Binlerce yıl önce en önemli liman kentlerinden olan Olimpos, önce Zeus sonra korsanlar şimdi de sıradışı tatil yapmak isteyenlerin hakimiyeti altında.
Kemer'denFinike'ye doğru uzanan yol ve yolun alt tarafında kalan sahil binlerce yıllık güzelliklerin yatağı durumunda. Olimpos da bu güzelliklerden birisi. Tamamı arkeolojik ve doğal sit alanı olarak koruma altında olan Olimpos, denize açılan ve ortasından Akçay deresinin aktığı bir vadi içine kurulu. Tarih boyunca bir çok mitolojiyeye konu olan Olimpos, Hellenistik Devir'de kurulmuş. M.Ö. 100'de Lykia Birliği'nin önde gelen ve üç oy hakkına sahip altı şehrinden birisi olmuş. M.Ö. I. yüzyılda Olimpos'a korsanlar dadanmış, şehir korsanların yerleştiği bir yer haline gelmiş. M.Ö. 78'de Roma Komutanı Servilius Isaurieus, Olimpos'u korsanlardan temizleyerek şehri Roma topraklarına katmış. Roma dönemi sırasında hemen yakınındaki tabii gazların yandığı Çıralı'daki Demirci Tanrı Hephaistos kültü ile büyük bir ün sahibi olmuş. Bu yüzyıl Olimpos'un en refah içinde olduğu yüzyıl olmuş. Bu dönemde zenginleşen kent daha sonra tekrar korsanların sığınağı haline gelince tüccarların ve dolayısıyla ticaretin buradan uzaklaşmasına neden olmuş. Korsanların saldırıları zengin ve mamur şehri bir anda fakir düşürmüş ve önemini yitirmesine sebep olmuş. Bundan sonra şehir önemsiz küçük bir kent olarak yaşamını sürdürmüş. Haçlı seferleri sırasında Venedik, Ceneviz ve Rodos şövalyelerinin istilasına uğrayan Olimpos, 15. yy'da Fatih Sultan Mehmet döneminde Osmanlı İmparatorluğu'na katılmış.
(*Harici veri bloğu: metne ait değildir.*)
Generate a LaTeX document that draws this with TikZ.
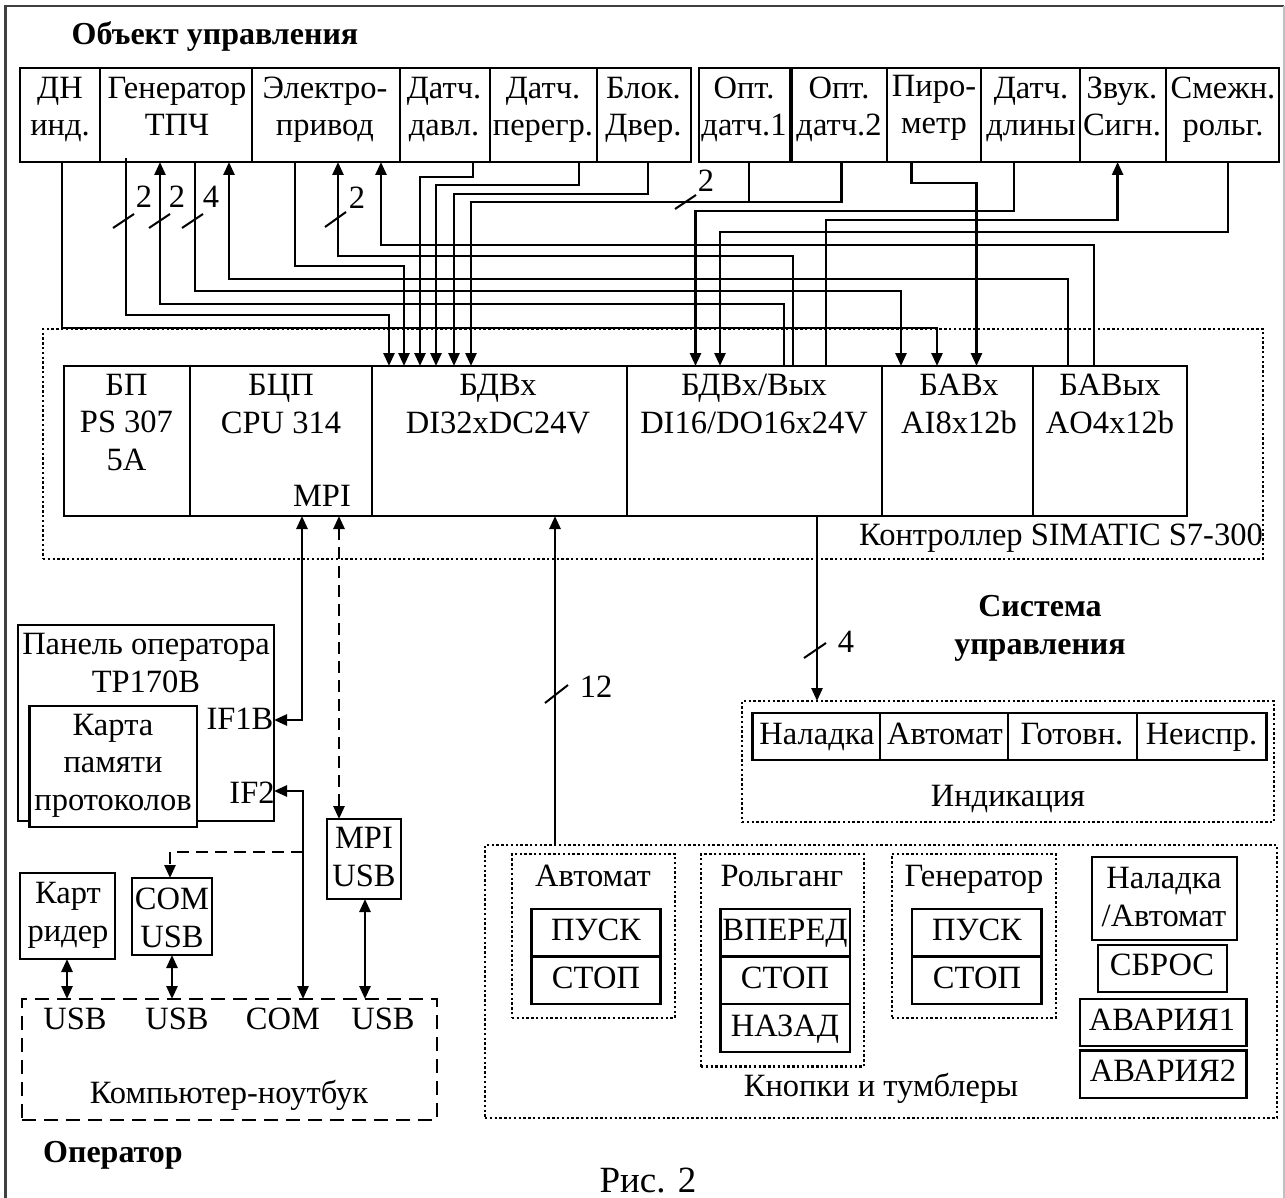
\documentclass[tikz,border=0pt]{standalone}
\usepackage{fontspec}
\setmainfont{Liberation Serif}
\usetikzlibrary{arrows.meta}
\tikzset{
  x=1pt,y=-1pt,
  box/.style={draw=black,line width=2.6pt,fill=white,inner sep=0pt,outer sep=0pt},
  dotbox/.style={draw=black,line width=2.4pt,dash pattern=on 2.4pt off 2.4pt,inner sep=0pt,outer sep=0pt},
  dashbox/.style={draw=black,line width=2.6pt,dash pattern=on 14pt off 8pt,inner sep=0pt,outer sep=0pt},
  lbl/.style={inner sep=0pt,outer sep=0pt,align=center,anchor=base,font=\fontsize{32.5}{37.5}\selectfont},
  ttl/.style={inner sep=0pt,outer sep=0pt,align=center,anchor=base,font=\fontsize{32}{38}\selectfont\bfseries},
  wire/.style={line width=2.6pt,draw=black},
  arr/.style={wire,-{Triangle[length=13pt,width=11pt]}},
  barr/.style={wire,{Triangle[length=13pt,width=11pt]}-{Triangle[length=13pt,width=11pt]}},
  darr/.style={barr,dash pattern=on 12pt off 7pt},
  dwire/.style={wire,dash pattern=on 12pt off 7pt},
  tick/.style={line width=2pt,draw=black},
}
\newcommand{\bx}[6][box]{\node[#1,minimum width={(#5-#3)*1pt},minimum height={(#6-#4)*1pt}] (#2) at ({(#3+#5)/2},{(#4+#6)/2}) {};}
\newcommand{\tx}[4]{\node[lbl] (#1) at (#2,#3) {#4};}
\begin{document}
\begin{tikzpicture}
\useasboundingbox (0,0) rectangle (1285,1198);
\fill[white] (0,0) rectangle (1285,1198);
% outer frame
\draw[line width=2.6pt,draw=black!75] (5.5,1200) -- (5.5,6) -- (1284,6);
\draw[line width=1.5pt,draw=black!25] (1284,6) -- (1284,1200);
% titles
\node[ttl] (t1) at (215,45) {Объект управления};
\node[ttl] (t2) at (1040,654) {Система\\управления};
\node[ttl] (t3) at (113,1162) {Оператор};
\node[font=\fontsize{37}{40}\selectfont,inner sep=0pt,anchor=base] (fig) at (648,1192) {Рис. 2};
% top row
\bx{dn}{20}{68}{100}{162}
\bx{gen}{100}{68}{252}{162}
\bx{ep}{252}{68}{400}{162}
\bx{dd}{400}{68}{490}{162}
\bx{dp}{490}{68}{597}{162}
\bx{bd}{597}{68}{691}{162}
\bx{o1}{699}{68}{790}{162}
\bx{o2}{792}{68}{887}{162}
\bx{pir}{887}{68}{981}{162}
\bx{dl}{981}{68}{1080}{162}
\bx{zv}{1080}{68}{1166}{162}
\bx{sm}{1166}{68}{1279}{162}
\tx{dnt}{60}{136}{ДН\\инд.}
\tx{gent}{177}{136}{Генератор\\ТПЧ}
\tx{ept}{325}{136}{Электро-\\привод}
\tx{ddt}{444}{136}{Датч.\\давл.}
\tx{dpt}{543}{136}{Датч.\\перегр.}
\tx{bdt}{643.5}{136}{Блок.\\Двер.}
\tx{o1t}{744}{136}{Опт.\\датч.1}
\tx{o2t}{839}{136}{Опт.\\датч.2}
\tx{pirt}{934}{134}{Пиро-\\метр}
\tx{dlt}{1031}{136}{Датч.\\длины}
\tx{zvt}{1122}{136}{Звук.\\Сигн.}
\tx{smt}{1223}{136}{Смежн.\\рольг.}
% controller
\bx[dotbox]{ctl}{43}{329}{1263}{559}
\bx{bp}{64}{366}{190}{516}
\bx{cpu}{190}{366}{372}{516}
\bx{di}{372}{366}{627}{516}
\bx{dio}{627}{366}{882}{516}
\bx{ai}{882}{366}{1033}{516}
\bx{ao}{1033}{366}{1187}{516}
\tx{bpt}{126.5}{470}{БП\\PS 307\\5A}
\tx{cput}{281}{433}{БЦП\\CPU 314}
\tx{mpit}{322}{506}{MPI}
\tx{dit}{498}{433}{БДВх\\DI32xDC24V}
\tx{diot}{754}{433}{БДВх/Вых\\DI16/DO16x24V}
\tx{ait}{959}{433}{БАВх\\AI8x12b}
\tx{aot}{1110}{433}{БАВых\\AO4x12b}
\tx{ctlt}{1061}{545}{Контроллер SIMATIC S7-300}
% wires top
\coordinate (gs) at (126,158);
\draw[arr] (dn.south -| 62,0) |- (937,328) -- (ai.north -| 937,0);
\draw[arr] (gs) |- (389,315) -- (di.north -| 389,0);
\draw[arr] (cpu.north -| 784,0) -- (784,304) -| (gen.south -| 160,0);
\draw[arr] (gen.south -| 195,0) |- (901,291) -- (ai.north -| 901,0);
\draw[arr] (ao.north -| 1068,0) -- (1068,279) -| (gen.south -| 229,0);
\draw[arr] (ep.south -| 295,0) |- (404,266) -- (di.north -| 404,0);
\draw[arr] (dio.north -| 793,0) -- (793,256) -| (ep.south -| 338,0);
\draw[arr] (ao.north -| 1094,0) -- (1094,245) -| (ep.south -| 381,0);
\draw[arr] (dd.south -| 473,0) |- (420,177) -- (di.north -| 420,0);
\draw[arr] (dp.south -| 579,0) |- (436,185) -- (di.north -| 436,0);
\draw[arr] (bd.south -| 648,0) |- (454,194) -- (di.north -| 454,0);
\draw[arr] (o2.south -| 841.6,0) |- (471,202) -- (di.north -| 471,0);
\draw[wire] (o1.south -| 749,0) -- (749,202);
\draw[arr] (pir.south -| 911.5,0) |- (976.5,183) -- (ai.north -| 976.5,0);
\draw[arr] (dl.south -| 1014,0) |- (695.5,211) -- (dio.north -| 695.5,0);
\draw[arr] (dio.north -| 826,0) -- (826,220) -| (zv.south -| 1117.6,0);
\draw[arr] (sm.south -| 1228,0) |- (720,232) -- (dio.north -| 720,0);
% ticks
\draw[tick] (113,228) -- (134,214);
\draw[tick] (149,228) -- (170,214);
\draw[tick] (182,228) -- (203,214);
\draw[tick] (325,227) -- (346,212);
\draw[tick] (675,209) -- (696,195);
\tx{n1}{144}{208}{2}
\tx{n2}{177}{208}{2}
\tx{n3}{211}{208}{4}
\tx{n4}{357}{209}{2}
\tx{n5}{706}{192}{2}
% panel
\bx{pan}{18}{625}{274}{821}
\bx{card}{29.5}{706}{197}{827}
\tx{pant}{146}{692}{Панель оператора\\TP170B}
\tx{cardt}{113}{810}{Карта\\памяти\\протоколов}
\tx{if1}{240}{729}{IF1B}
\tx{if2}{252}{803}{IF2}
\bx{mpiu}{327}{819}{401}{899}
\tx{mpiut}{364}{886}{MPI\\USB}
\bx{comu}{132}{878}{212}{955}
\tx{comut}{172}{947}{COM\\USB}
\bx{cr}{20}{873}{115}{959}
\tx{crt}{68}{941}{Карт\\ридер}
\bx[dashbox]{nb}{22}{999}{437}{1120}
\tx{u1}{75}{1029.5}{USB}
\tx{u2}{177}{1029.5}{USB}
\tx{u3}{283}{1029.5}{COM}
\tx{u4}{383}{1029.5}{USB}
\tx{nbt}{229}{1103}{Компьютер-ноутбук}
\draw[barr] (cpu.south -| 302,0) |- (pan.east |- 0,720);
\draw[darr] (cpu.south -| 339,0) -- (mpiu.north -| 339,0);
\draw[barr] (pan.east |- 0,791) -| (nb.north -| 303,0);
\draw[dwire,-{Triangle[length=13pt,width=11pt]}] (303,852) -| (comu.north -| 170,0);
\draw[barr] (cr.south -| 67,0) -- (nb.north -| 67,0);
\draw[barr] (comu.south -| 172,0) -- (nb.north -| 172,0);
\draw[barr] (mpiu.south -| 365,0) -- (nb.north -| 365,0);
% indication
\bx[dotbox]{ind}{742}{701}{1274}{822}
\bx{i1}{752.5}{713}{880}{760}
\bx{i2}{880}{713}{1008}{760}
\bx{i3}{1008}{713}{1137}{760}
\bx{i4}{1137}{713}{1266.5}{760}
\tx{i1t}{817}{744}{Наладка}
\tx{i2t}{945}{744}{Автомат}
\tx{i3t}{1072}{744}{Готовн.}
\tx{i4t}{1201.5}{744}{Неиспр.}
\tx{indt}{1008}{806.5}{Индикация}
\draw[arr] (dio.south -| 817,0) -- (ind.north -| 817,0);
\draw[tick] (804,658) -- (826,643);
\tx{n6}{846}{652}{4}
% buttons
\bx[dotbox]{btn}{485}{845}{1277}{1118}
\draw[arr] (btn.north -| 555,0) -- (di.south -| 555,0);
\draw[tick] (545,703) -- (568,685);
\tx{n7}{596}{697}{12}
\bx[dotbox]{ga}{512}{854}{675}{1018}
\bx[dotbox]{gr}{701}{854}{864}{1066.5}
\bx[dotbox]{gg}{892}{854}{1056}{1018}
\tx{gat}{593}{886}{Автомат}
\tx{grt}{782}{886}{Рольганг}
\tx{ggt}{974}{886}{Генератор}
\bx{a1}{531.5}{909}{660.5}{956.5}
\bx{a2}{531.5}{956.5}{660.5}{1004}
\tx{a1t}{596}{940}{ПУСК}
\tx{a2t}{596}{988}{СТОП}
\bx{r1}{720.5}{909}{850}{956.5}
\bx{r2}{720.5}{956.5}{850}{1004}
\bx{r3}{720.5}{1004}{850}{1052}
\tx{r1t}{785}{940}{ВПЕРЕД}
\tx{r2t}{785}{988}{СТОП}
\tx{r3t}{785}{1036.5}{НАЗАД}
\bx{g1}{912}{909}{1041.5}{956.5}
\bx{g2}{912}{956.5}{1041.5}{1004}
\tx{g1t}{977}{940}{ПУСК}
\tx{g2t}{977}{988}{СТОП}
\bx{na}{1092}{857}{1237}{940}
\tx{nat}{1164}{926}{Наладка\\/Автомат}
\bx{sb}{1098}{945}{1227}{992}
\tx{sbt}{1162}{975}{СБРОС}
\bx{av1}{1080}{999}{1246.5}{1046}
\bx{av2}{1080}{1050.5}{1246.5}{1098}
\tx{av1t}{1162}{1030}{АВАРИЯ1}
\tx{av2t}{1163}{1081.5}{АВАРИЯ2}
\tx{btnt}{881}{1096.5}{Кнопки и тумблеры}
\end{tikzpicture}
\end{document}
DERE KENARINDAN DENİZE Olimpos Antik Kenti'ne gitmek için iki yolu kullanabilirsiniz. İlki deniz kenarından Çıralı Plajı'nın olduğu yerden başlayıp dere kenarını takip etmek. Bu yolu en çok tekne turuna katılanlar tercih ediyor. Diğeri ise aracınızla gelip parkettikten sonra yine çay yolunu takip ederek gideceğiniz patika yol. Ören yeri girişinden antik kentin kalıntıları arasında yaklaşık 1.5 km yürüyerek Olimpos sahiline ulaşılır.
MAVİLİĞE YANSIYAN MANZARA Akçay deresinin iki yanına kurulmuş olan bu antik kent son derece etkileyiciymiş zamanında. Fakat günümüze, ne yazık ki etkileyici eserler pek kalmamış. Çoğu yıkık bir harabe şeklinde. Olimpos'un günümüze kadar inmiş kalıntıları da genellikle doğudan batıya doğru hızla denize akan bir ırmağın ağzında ve her iki yakasında yer alıyor. Deniz kenarından Olimpos antik kentine girildiğinde, akropolün altında ilk görülen şey iki mezar odası. Kumsaldan da görülen ve mezarların üzerinde bulunan yüksek tepe Olimpos'un akropolü oluyor. Üzerindeki yapı kalıntıları ise Orta Çağ'da bir kale şekline sokulan surlara ait. Kumsaldan yürüyerek ulaşılan Orta Çağ kalesine tırmandığınızda Çıralı kumsalının muhteşem manzarasıyla karşılaşacaksınız.
ÇAKIL TAŞLARININ BÜYÜSÜ Bir liman kenti olan Olimpos'da nehir kenarlarına yapılan duvarlarla kanal haline getirilen nehirden gemiler kent içine kadar girebiliyormuş. Nehrin karşı tarafında hemen kıyıda bulunan tiyatro, hamam yapıları, bazilika gibi kalıntıları görebilmek için nehrin üzerindeki iri taşlara basarak geçmek gerekiyor. Olimpos, doğal güzellikler bakımından da çok zengin bir bölge. Ayrıca bembeyaz çakıl taşları ile süslenen harika bir plajı var. Vadi ve kentin denize ulaştığı yerdeki bu plaj, dünya üzerinde ender rastlanabilecek yerlerden biri. Bu kadar güzel kumsalla çok nadir karşılaşabilirsiniz.